Whether inadvertently or intentionally, such photos often document the close relationship between Nubian settlements and the region’s ruins, in addition to visualizing the people who lived there — and who sometimes worked to take ruined structures apart. Stored in archives used by archaeological researchers, these records have mostly been used to narrate ancient archaeological and monumental pasts. Within themselves, however, they hold the key to why assertions of Nubian identity remain contested.

These photos are one of the forms in which “Nubia still exists,” as the scholar Menna Agha has noted. Combing through the photo archive of the German Archaeological Institute in Cairo, I came across many such examples of this slippage in time. For example, I viewed many images of the disassembly and reconstruction of the Egyptian Nubian temple of Kalabsha, built during the reign of the Roman emperor Augustus.

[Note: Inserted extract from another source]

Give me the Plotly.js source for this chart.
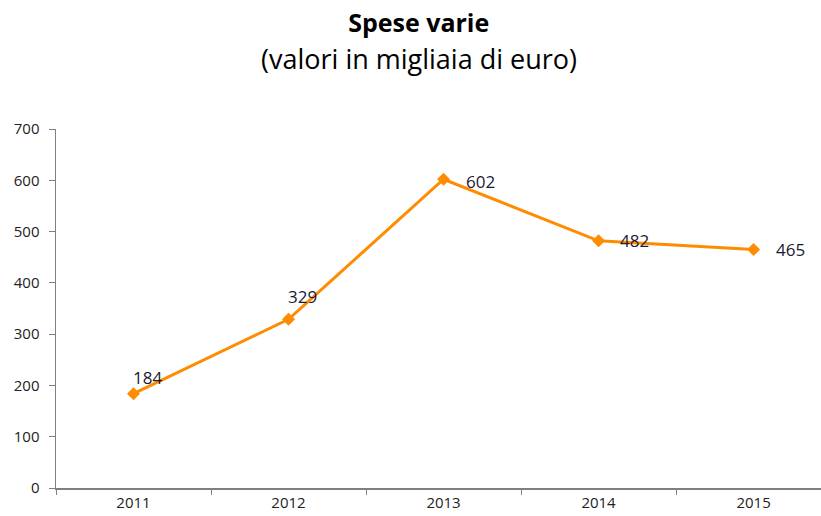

Kalabsha today stands clustered with a group of other reconstructed temples on the island of “New Kalabsha,” just south of the High Dam; it was originally located about 30 miles to the new barrage’s south. Archival photos, however, illustrate the original proximity of the temple to the settlement of Kalabsha in a way that makes the entanglement of the two clear.

Since the construction of the first Aswan Dam, Nubian cultural associations have always existed, not least in Cairo. Such organizations serve as a meeting point for the Nubian community living in the city. Within certain bounds, they also work to represent Nubians to the government, media and other institutions.

Cairo’s Society for Nubian Heritage, for example, was consulted on the ethnographic displays in Aswan’s Nubia Museum, which opened in 1997 and was a follow-up project to UNESCO’s Nubian campaign. The reaction to that process from at least one of the society’s members was far from positive: UNESCO and the Egyptian government “didn’t listen to a thing we said,” reported the anthropologist Elizabeth A. Smith. Nevertheless, in 2019, the society became a consultative body to the International Governmental Committee of UNESCO’s Intangible Cultural Heritage program. Nubians are engaged with institutions that, at times, have hurt them.

The final years and aftermath of the presidency of Husni Mubarak saw calls for Nubian rights grow stronger. Younger Nubians in particular saw Egypt’s political shifts as an opportunity not only to make demands for such rights but also to make the case for a “right to return” to control of the land around the High Dam’s reservoir. This shift in strategy yielded Article 236 of Egypt’s 2014 Constitution. If nothing else, this article gives Nubians — and residents of other Egyptian “border and underprivileged areas” — the right to return to their former lands via the specific medium of development projects.

Unfortunately, the appearance of this Article did not lead to its application. In 2014, the government of Abdel Fattah al-Sisi promulgated Presidential Decree no. 444, which decided that 16 Nubian villages located on the Egyptian border should become military territory. This decree means that, even if action were taken in relation to Nubian development, that land could no longer be part of the work and Nubians could no longer return to it.

Nubians, whether in Egypt or in Sudan, remain sidelined. The deeper history of this sidelining, however, is one that needs to acknowledge the roles of archaeology, anthropology and heritage practice in creating the neglect. Together with irrigation programs, over the course of the 20th century, those disciplines helped to create the conditions that produced Nubian marginalization.